Goal of the exercise:
Print all the entries verbatim.

Data to use:

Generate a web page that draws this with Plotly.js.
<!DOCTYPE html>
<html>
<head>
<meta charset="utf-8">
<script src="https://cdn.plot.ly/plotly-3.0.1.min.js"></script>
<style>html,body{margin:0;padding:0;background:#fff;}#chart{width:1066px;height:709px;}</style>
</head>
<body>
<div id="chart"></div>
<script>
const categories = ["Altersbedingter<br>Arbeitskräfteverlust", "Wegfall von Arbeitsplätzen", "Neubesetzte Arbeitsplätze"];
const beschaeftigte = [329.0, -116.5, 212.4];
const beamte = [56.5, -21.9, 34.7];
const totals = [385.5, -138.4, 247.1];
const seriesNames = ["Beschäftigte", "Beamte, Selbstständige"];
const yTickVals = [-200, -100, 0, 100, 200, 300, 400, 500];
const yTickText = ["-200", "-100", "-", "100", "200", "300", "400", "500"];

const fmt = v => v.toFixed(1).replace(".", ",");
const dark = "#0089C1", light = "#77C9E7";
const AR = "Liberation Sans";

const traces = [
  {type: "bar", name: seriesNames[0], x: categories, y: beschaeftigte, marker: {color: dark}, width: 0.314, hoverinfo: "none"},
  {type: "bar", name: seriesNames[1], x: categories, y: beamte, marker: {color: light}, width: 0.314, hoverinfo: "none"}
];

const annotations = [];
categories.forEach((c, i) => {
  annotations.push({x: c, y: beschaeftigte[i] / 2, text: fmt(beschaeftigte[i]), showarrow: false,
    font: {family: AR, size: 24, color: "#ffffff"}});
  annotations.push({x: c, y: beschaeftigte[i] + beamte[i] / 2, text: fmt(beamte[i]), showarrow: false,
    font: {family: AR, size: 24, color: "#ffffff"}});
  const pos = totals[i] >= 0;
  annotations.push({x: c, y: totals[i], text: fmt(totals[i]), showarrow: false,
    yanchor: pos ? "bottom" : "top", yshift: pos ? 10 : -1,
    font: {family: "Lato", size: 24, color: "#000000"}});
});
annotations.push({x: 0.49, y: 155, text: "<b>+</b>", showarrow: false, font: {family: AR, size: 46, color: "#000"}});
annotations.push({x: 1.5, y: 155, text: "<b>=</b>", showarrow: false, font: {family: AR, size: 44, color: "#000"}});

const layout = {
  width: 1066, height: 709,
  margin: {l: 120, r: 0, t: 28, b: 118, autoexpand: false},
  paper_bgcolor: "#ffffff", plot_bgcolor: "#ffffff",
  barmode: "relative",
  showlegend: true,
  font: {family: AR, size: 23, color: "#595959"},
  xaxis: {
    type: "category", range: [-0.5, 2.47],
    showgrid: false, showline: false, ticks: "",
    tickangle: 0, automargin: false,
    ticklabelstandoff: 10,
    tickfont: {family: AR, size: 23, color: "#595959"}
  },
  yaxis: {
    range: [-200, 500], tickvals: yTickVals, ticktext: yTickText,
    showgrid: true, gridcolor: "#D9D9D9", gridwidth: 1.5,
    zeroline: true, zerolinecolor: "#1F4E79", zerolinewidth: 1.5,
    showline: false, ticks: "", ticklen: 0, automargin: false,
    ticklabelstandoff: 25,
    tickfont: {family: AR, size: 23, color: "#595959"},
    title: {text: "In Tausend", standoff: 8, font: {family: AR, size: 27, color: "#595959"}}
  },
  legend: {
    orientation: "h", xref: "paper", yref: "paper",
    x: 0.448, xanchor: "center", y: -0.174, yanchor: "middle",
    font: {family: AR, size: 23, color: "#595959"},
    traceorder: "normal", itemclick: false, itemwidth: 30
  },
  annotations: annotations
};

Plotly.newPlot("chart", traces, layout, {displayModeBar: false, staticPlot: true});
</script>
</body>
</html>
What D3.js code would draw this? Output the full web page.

Written reply:
Generate a web page that draws this with Plotly.js.
<!DOCTYPE html>
<html>
<head>
<meta charset="utf-8">
<script src="https://cdn.plot.ly/plotly-3.0.1.min.js"></script>
<style>html,body{margin:0;padding:0;background:#fff;}#chart{width:1066px;height:709px;}</style>
</head>
<body>
<div id="chart"></div>
<script>
const categories = ["Altersbedingter<br>Arbeitskräfteverlust", "Wegfall von Arbeitsplätzen", "Neubesetzte Arbeitsplätze"];
const beschaeftigte = [329.0, -116.5, 212.4];
const beamte = [56.5, -21.9, 34.7];
const totals = [385.5, -138.4, 247.1];
const seriesNames = ["Beschäftigte", "Beamte, Selbstständige"];
const yTickVals = [-200, -100, 0, 100, 200, 300, 400, 500];
const yTickText = ["-200", "-100", "-", "100", "200", "300", "400", "500"];

const fmt = v => v.toFixed(1).replace(".", ",");
const dark = "#0089C1", light = "#77C9E7";
const AR = "Liberation Sans";

const traces = [
  {type: "bar", name: seriesNames[0], x: categories, y: beschaeftigte, marker: {color: dark}, width: 0.314, hoverinfo: "none"},
  {type: "bar", name: seriesNames[1], x: categories, y: beamte, marker: {color: light}, width: 0.314, hoverinfo: "none"}
];

const annotations = [];
categories.forEach((c, i) => {
  annotations.push({x: c, y: beschaeftigte[i] / 2, text: fmt(beschaeftigte[i]), showarrow: false,
    font: {family: AR, size: 24, color: "#ffffff"}});
  annotations.push({x: c, y: beschaeftigte[i] + beamte[i] / 2, text: fmt(beamte[i]), showarrow: false,
    font: {family: AR, size: 24, color: "#ffffff"}});
  const pos = totals[i] >= 0;
  annotations.push({x: c, y: totals[i], text: fmt(totals[i]), showarrow: false,
    yanchor: pos ? "bottom" : "top", yshift: pos ? 10 : -1,
    font: {family: "Lato", size: 24, color: "#000000"}});
});
annotations.push({x: 0.49, y: 155, text: "<b>+</b>", showarrow: false, font: {family: AR, size: 46, color: "#000"}});
annotations.push({x: 1.5, y: 155, text: "<b>=</b>", showarrow: false, font: {family: AR, size: 44, color: "#000"}});

const layout = {
  width: 1066, height: 709,
  margin: {l: 120, r: 0, t: 28, b: 118, autoexpand: false},
  paper_bgcolor: "#ffffff", plot_bgcolor: "#ffffff",
  barmode: "relative",
  showlegend: true,
  font: {family: AR, size: 23, color: "#595959"},
  xaxis: {
    type: "category", range: [-0.5, 2.47],
    showgrid: false, showline: false, ticks: "",
    tickangle: 0, automargin: false,
    ticklabelstandoff: 10,
    tickfont: {family: AR, size: 23, color: "#595959"}
  },
  yaxis: {
    range: [-200, 500], tickvals: yTickVals, ticktext: yTickText,
    showgrid: true, gridcolor: "#D9D9D9", gridwidth: 1.5,
    zeroline: true, zerolinecolor: "#1F4E79", zerolinewidth: 1.5,
    showline: false, ticks: "", ticklen: 0, automargin: false,
    ticklabelstandoff: 25,
    tickfont: {family: AR, size: 23, color: "#595959"},
    title: {text: "In Tausend", standoff: 8, font: {family: AR, size: 27, color: "#595959"}}
  },
  legend: {
    orientation: "h", xref: "paper", yref: "paper",
    x: 0.448, xanchor: "center", y: -0.174, yanchor: "middle",
    font: {family: AR, size: 23, color: "#595959"},
    traceorder: "normal", itemclick: false, itemwidth: 30
  },
  annotations: annotations
};

Plotly.newPlot("chart", traces, layout, {displayModeBar: false, staticPlot: true});
</script>
</body>
</html>
What D3.js code would draw this? Output the full web page.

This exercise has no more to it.